───── PROVIDED DATA

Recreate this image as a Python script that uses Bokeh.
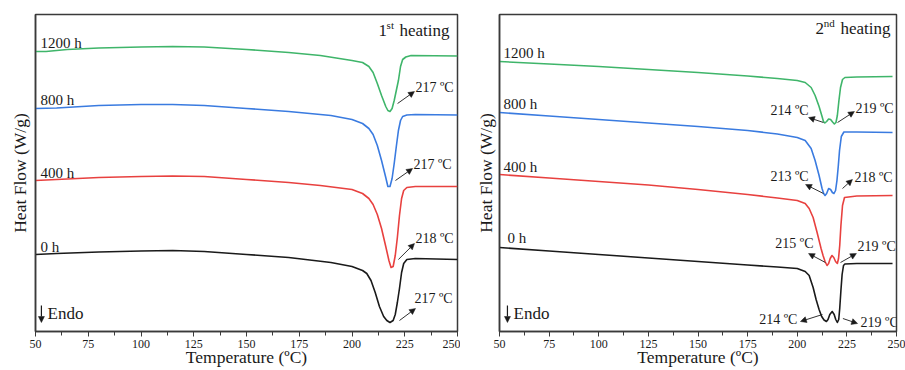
from bokeh.plotting import figure
from bokeh.layouts import row
from bokeh.models import Range1d, Arrow, NormalHead, FixedTicker, ColumnDataSource
from bokeh.embed import file_html
from bokeh.resources import INLINE
from bokeh.core.properties import value

FONT = "Liberation Serif"

# ---------------- data (heat flow, arbitrary offset units, W/g) ----------------
SERIES = ["0 h", "400 h", "800 h", "1200 h"]
COLORS = ["#1a1a1a", "#e8413f", "#3a7be0", "#3fb56a"]
X_TICKS = [50, 75, 100, 125, 150, 175, 200, 225, 250]

# 1st heating
H1_T_0H = [50, 60, 80, 100, 115, 130, 150, 170, 190, 200, 205, 207, 209, 211, 213, 215, 216.5, 218, 219.5, 220.5, 221.5, 222.5, 223.5, 224.5, 226, 230, 250]
H1_HF_0H = [-2.54, -2.53, -2.515, -2.505, -2.50, -2.51, -2.54, -2.57, -2.62, -2.66, -2.70, -2.73, -2.80, -2.92, -3.06, -3.16, -3.20, -3.22, -3.20, -3.14, -3.02, -2.88, -2.72, -2.63, -2.59, -2.58, -2.59]
H1_T_400H = [50, 60, 80, 100, 115, 130, 150, 170, 185, 200, 205, 208, 210, 212, 214, 216, 217.5, 218.5, 219.5, 220.5, 221.5, 222.5, 223.5, 224.5, 226, 230, 250]
H1_HF_400H = [-1.80, -1.79, -1.77, -1.76, -1.755, -1.76, -1.79, -1.82, -1.85, -1.89, -1.93, -1.98, -2.04, -2.14, -2.28, -2.46, -2.60, -2.67, -2.66, -2.55, -2.37, -2.15, -1.98, -1.90, -1.87, -1.86, -1.86]
H1_T_800H = [50, 60, 80, 100, 115, 130, 150, 170, 190, 200, 205, 208, 210, 212, 214, 216, 217, 218, 219, 220, 221, 222, 223, 224, 226, 230, 250]
H1_HF_800H = [-1.08, -1.075, -1.05, -1.04, -1.04, -1.05, -1.08, -1.11, -1.15, -1.19, -1.23, -1.28, -1.34, -1.45, -1.60, -1.77, -1.86, -1.86, -1.78, -1.63, -1.46, -1.30, -1.20, -1.16, -1.145, -1.14, -1.145]
H1_T_1200H = [50, 55, 65, 80, 100, 115, 130, 150, 170, 185, 200, 205, 208, 210, 212, 214, 216, 217, 218, 219, 220, 221, 222, 223, 224, 225.5, 228, 250]
H1_HF_1200H = [-0.51, -0.51, -0.49, -0.475, -0.465, -0.46, -0.465, -0.49, -0.52, -0.55, -0.60, -0.62, -0.66, -0.72, -0.83, -0.95, -1.06, -1.10, -1.11, -1.08, -1.00, -0.90, -0.80, -0.66, -0.59, -0.565, -0.55, -0.555]
H1_PEAKS = [217, 218, 217, 217]  # 0 h, 400 h, 800 h, 1200 h

# 2nd heating
H2_T_0H = [50, 75, 100, 125, 150, 175, 190, 200, 204, 206, 208, 209.5, 211, 212.3, 213.5, 214.7, 215.5, 216.4, 217.6, 218.6, 219.4, 220.2, 220.9, 221.4, 222, 222.6, 223.3, 224, 230, 248]
H2_HF_0H = [-2.47, -2.505, -2.54, -2.575, -2.61, -2.645, -2.665, -2.68, -2.71, -2.75, -2.87, -2.99, -3.09, -3.16, -3.195, -3.21, -3.19, -3.14, -3.11, -3.14, -3.19, -3.22, -3.19, -3.08, -2.90, -2.74, -2.65, -2.635, -2.63, -2.63]
H2_T_400H = [50, 75, 100, 125, 150, 175, 190, 200, 204, 206, 208, 210, 212, 213, 214, 215, 215.8, 216.6, 217.5, 218.4, 219.3, 220.2, 220.8, 221.4, 222, 222.8, 223.8, 230, 248]
H2_HF_400H = [-1.74, -1.775, -1.81, -1.845, -1.89, -1.94, -1.975, -2.00, -2.03, -2.08, -2.17, -2.32, -2.48, -2.55, -2.61, -2.65, -2.63, -2.58, -2.55, -2.57, -2.61, -2.63, -2.58, -2.45, -2.25, -2.05, -1.97, -1.955, -1.95]
H2_T_800H = [50, 75, 100, 125, 150, 175, 190, 200, 204, 207, 209, 211, 212.5, 213.3, 214, 214.8, 215.8, 216.8, 217.7, 218.5, 219.3, 220, 220.7, 221.3, 222.2, 223.5, 230, 248]
H2_HF_800H = [-1.12, -1.155, -1.19, -1.225, -1.26, -1.30, -1.335, -1.37, -1.40, -1.48, -1.60, -1.75, -1.88, -1.93, -1.95, -1.93, -1.88, -1.89, -1.92, -1.93, -1.90, -1.80, -1.65, -1.50, -1.36, -1.315, -1.315, -1.32]
H2_T_1200H = [50, 75, 100, 125, 150, 175, 190, 200, 204, 207, 209, 211, 212.5, 213.2, 213.9, 214.8, 215.8, 216.8, 217.8, 218.7, 219.5, 220.2, 221, 221.8, 222.8, 224, 230, 248]
H2_HF_1200H = [-0.61, -0.635, -0.66, -0.69, -0.72, -0.755, -0.78, -0.80, -0.82, -0.87, -0.95, -1.06, -1.16, -1.21, -1.225, -1.21, -1.185, -1.19, -1.215, -1.235, -1.22, -1.15, -1.00, -0.87, -0.79, -0.77, -0.765, -0.76]
H2_PEAKS_LOW = [214, 215, 213, 214]
H2_PEAKS_HIGH = [219, 219, 218, 219]

# ---------------- annotation placement (layout, not data) ----------------
H1_SERIES_LABEL_POS = [(52.4, -2.46), (52.4, -1.72), (52.4, -0.99), (52.4, -0.42)]
H1_PEAK_TEXT_POS = [(229.6, -2.98), (230.1, -2.38), (229.1, -1.64), (230.1, -0.87)]
H1_PEAK_ARROWS = [(222.5, -3.20, 230.1, -3.08), (222.0, -2.59, 229.6, -2.43),
                  (220.6, -1.80, 228.7, -1.68), (221.6, -1.03, 229.6, -0.91)]

H2_SERIES_LABEL_POS = [(54.0, -2.37), (52.0, -1.66), (52.0, -1.03), (52.0, -0.52)]
H2_LOW_TEXT_POS = [(200.1, -3.19), (208.2, -2.43), (205.7, -1.76), (205.7, -1.10)]
H2_LOW_ARROWS = [(212.7, -3.14, 201.6, -3.21), (214.2, -2.62, 205.7, -2.53),
                 (213.2, -1.93, 204.2, -1.84), (213.2, -1.22, 205.7, -1.17)]
H2_HIGH_TEXT_POS = [(231.9, -3.22), (230.4, -2.46), (228.8, -1.77), (229.3, -1.08)]
H2_HIGH_ARROWS = [(223.0, -3.18, 230.4, -3.23), (221.8, -2.62, 229.8, -2.53),
                  (222.8, -1.88, 227.8, -1.79), (220.3, -1.22, 228.8, -1.11)]


def make_fig(width, border_left, border_right, label_standoff):
    p = figure(width=width, height=370, x_range=Range1d(50, 250), y_range=Range1d(-3.31, -0.14),
               output_backend="svg", toolbar_location=None,
               min_border_left=border_left, min_border_right=border_right,
               min_border_top=14, min_border_bottom=39)
    p.grid.visible = False
    p.outline_line_color = "#3a3a3a"
    p.outline_line_width = 1.5
    p.background_fill_color = "white"
    p.border_fill_color = "white"

    xa = p.xaxis[0]
    xa.ticker = FixedTicker(ticks=X_TICKS, minor_ticks=[t + 12.5 for t in X_TICKS[:-1]])
    xa.axis_line_color = "#3a3a3a"
    xa.axis_line_width = 1.5
    xa.major_tick_in = 0
    xa.major_tick_out = 5
    xa.minor_tick_in = 0
    xa.minor_tick_out = 4
    xa.major_tick_line_color = "#3a3a3a"
    xa.minor_tick_line_color = "#3a3a3a"
    xa.major_label_text_font = FONT
    xa.major_label_text_font_size = "12px"
    xa.major_label_text_color = "#1a1a1a"
    xa.major_label_standoff = 3
    xa.axis_label = "Temperature (ºC)"
    xa.axis_label_text_font = FONT
    xa.axis_label_text_font_size = "17.5px"
    xa.axis_label_text_font_style = "normal"
    xa.axis_label_text_color = "#1a1a1a"
    xa.axis_label_standoff = -4

    ya = p.yaxis[0]
    ya.ticker = FixedTicker(ticks=[])
    ya.axis_line_color = "#3a3a3a"
    ya.axis_line_width = 1.5
    ya.major_tick_line_color = None
    ya.minor_tick_line_color = None
    ya.major_label_text_font_size = "0px"
    ya.axis_label = "Heat Flow (W/g)"
    ya.axis_label_text_font = FONT
    ya.axis_label_text_font_size = "17.5px"
    ya.axis_label_text_font_style = "normal"
    ya.axis_label_text_color = "#1a1a1a"
    ya.axis_label_standoff = label_standoff
    return p


def add_text(p, xs, ys, texts, size, align="left"):
    p.text(x=xs, y=ys, text=texts, text_font=value(FONT), text_font_size=size,
           text_baseline="middle", text_align=align, text_color="#1a1a1a")


def add_arrows(p, arrows):
    src = ColumnDataSource(dict(x0=[a[0] for a in arrows], y0=[a[1] for a in arrows],
                                x1=[a[2] for a in arrows], y1=[a[3] for a in arrows]))
    p.add_layout(Arrow(x_start="x0", y_start="y0", x_end="x1", y_end="y1", source=src,
                       line_color="#1a1a1a", line_width=0.9,
                       end=NormalHead(size=6, fill_color="#1a1a1a", line_color="#1a1a1a", line_width=0.5)))


def add_endo(p, x_arrow, x_text):
    p.add_layout(Arrow(x_start=x_arrow, y_start=-3.05, x_end=x_arrow, y_end=-3.22,
                       line_color="#1a1a1a", line_width=1.2,
                       end=NormalHead(size=6, fill_color="#1a1a1a", line_color="#1a1a1a", line_width=0.5)))
    add_text(p, [x_text], [-3.13], ["Endo"], "17px")


def add_title(p, x_num, x_sup, x_word, y_main, y_sup, num, sup):
    add_text(p, [x_num], [y_main], [num], "17px")
    add_text(p, [x_sup], [y_sup], [sup], "11px")
    add_text(p, [x_word], [y_main], ["heating"], "17px")


# ---------------- 1st heating ----------------
p1 = make_fig(460, 35, 3, 6)
h1_t = [H1_T_0H, H1_T_400H, H1_T_800H, H1_T_1200H]
h1_hf = [H1_HF_0H, H1_HF_400H, H1_HF_800H, H1_HF_1200H]
for t, hf, c in zip(h1_t, h1_hf, COLORS):
    p1.line(t, hf, line_color=c, line_width=1.6, line_join="round")
add_text(p1, [q[0] for q in H1_SERIES_LABEL_POS], [q[1] for q in H1_SERIES_LABEL_POS], SERIES, "15px")
add_text(p1, [q[0] for q in H1_PEAK_TEXT_POS], [q[1] for q in H1_PEAK_TEXT_POS],
         [f"{v} ºC" for v in H1_PEAKS], "14px")
add_arrows(p1, H1_PEAK_ARROWS)
add_endo(p1, 52.8, 55.7)
add_title(p1, 212.6, 216.4, 222.5, -0.30, -0.245, "1", "st")

# ---------------- 2nd heating ----------------
p2 = make_fig(445, 39, 9, 4)
h2_t = [H2_T_0H, H2_T_400H, H2_T_800H, H2_T_1200H]
h2_hf = [H2_HF_0H, H2_HF_400H, H2_HF_800H, H2_HF_1200H]
for t, hf, c in zip(h2_t, h2_hf, COLORS):
    p2.line(t, hf, line_color=c, line_width=1.6, line_join="round")
add_text(p2, [q[0] for q in H2_SERIES_LABEL_POS], [q[1] for q in H2_SERIES_LABEL_POS], SERIES, "15px")
add_text(p2, [q[0] for q in H2_LOW_TEXT_POS], [q[1] for q in H2_LOW_TEXT_POS],
         [f"{v} ºC" for v in H2_PEAKS_LOW], "14px", align="right")
add_text(p2, [q[0] for q in H2_HIGH_TEXT_POS], [q[1] for q in H2_HIGH_TEXT_POS],
         [f"{v} ºC" for v in H2_PEAKS_HIGH], "14px")
add_arrows(p2, H2_LOW_ARROWS)
add_arrows(p2, H2_HIGH_ARROWS)
add_endo(p2, 54.0, 57.1)
add_title(p2, 209.2, 213.4, 221.8, -0.28, -0.225, "2", "nd")

layout = row(p1, p2)
open("out.html", "w").write(file_html(layout, INLINE))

──────────

#### GIVEN REQUEST
Without the pictures, return the listing above from its first line through the line that has "X_TICKS = [50, 75, 100, 125, 150, 175, 200, 225, 250]".

#### RESULT
Recreate this image as a Python script that uses Bokeh.
from bokeh.plotting import figure
from bokeh.layouts import row
from bokeh.models import Range1d, Arrow, NormalHead, FixedTicker, ColumnDataSource
from bokeh.embed import file_html
from bokeh.resources import INLINE
from bokeh.core.properties import value

FONT = "Liberation Serif"

# ---------------- data (heat flow, arbitrary offset units, W/g) ----------------
SERIES = ["0 h", "400 h", "800 h", "1200 h"]
COLORS = ["#1a1a1a", "#e8413f", "#3a7be0", "#3fb56a"]
X_TICKS = [50, 75, 100, 125, 150, 175, 200, 225, 250]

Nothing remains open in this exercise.